Waters, C.N.. 2011 Offshore Western Ireland. In: Waters, Colin, (ed.) A revised correlation of Carboniferous rocks in the British Isles. Geological Society of London, 156-157.
Abstract
This offshore area comprises two broadly NNE–trending Mesozoic and Tertiary basins
present to the northwest of Ireland: the larger Rockall Trough occurs to the north-west of
the interlinked Slyne Trough–Erris Trough–Donegal Basin (Northwest Offshore Basins).
To the west of Ireland is the north-trending linked Main Porcupine–Seabight basins (Fig.
17.1). There has been little exploratory drilling in the basins, other than the Porcupine
Basin (Croker & Shannon 1987), for which there are extensive seismic reflection data.
Carboniferous rocks up to 3 km thick are present within the Porcupine Basin, with
deposits also recorded in the Goban Spur and Northwest Offshore Basins (Naylor 2001).

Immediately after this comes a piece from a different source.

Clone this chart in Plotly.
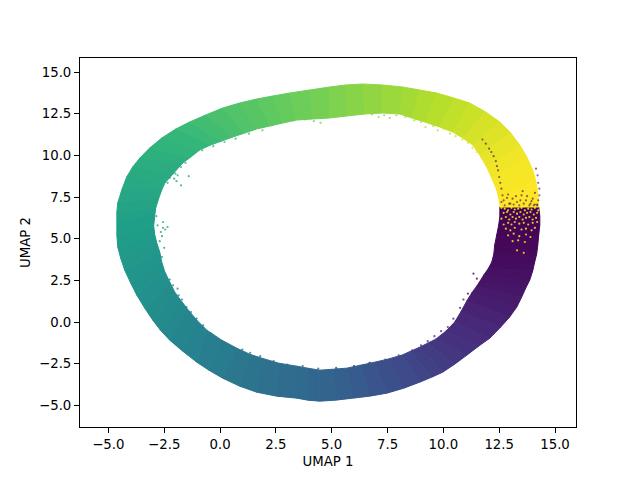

The Donegal Basin is considered to have initiated during the Carboniferous in response
to dextral strike-slip displacement (Dobson & Whittington 1992). Geophysical data
suggest the offshore extension of the Namurian Clare Basin, which may have existed as a
west–east orientated Pennsylvanian basin extending beneath the Porcupine Basin. The
age of the sedimentary infill of the Rockall Trough is still uncertain and may extend back
to Late Palaeozoic in age, although the main phase of extension is likely to be during the
Cretaceous (Naylor 2001, and references therein).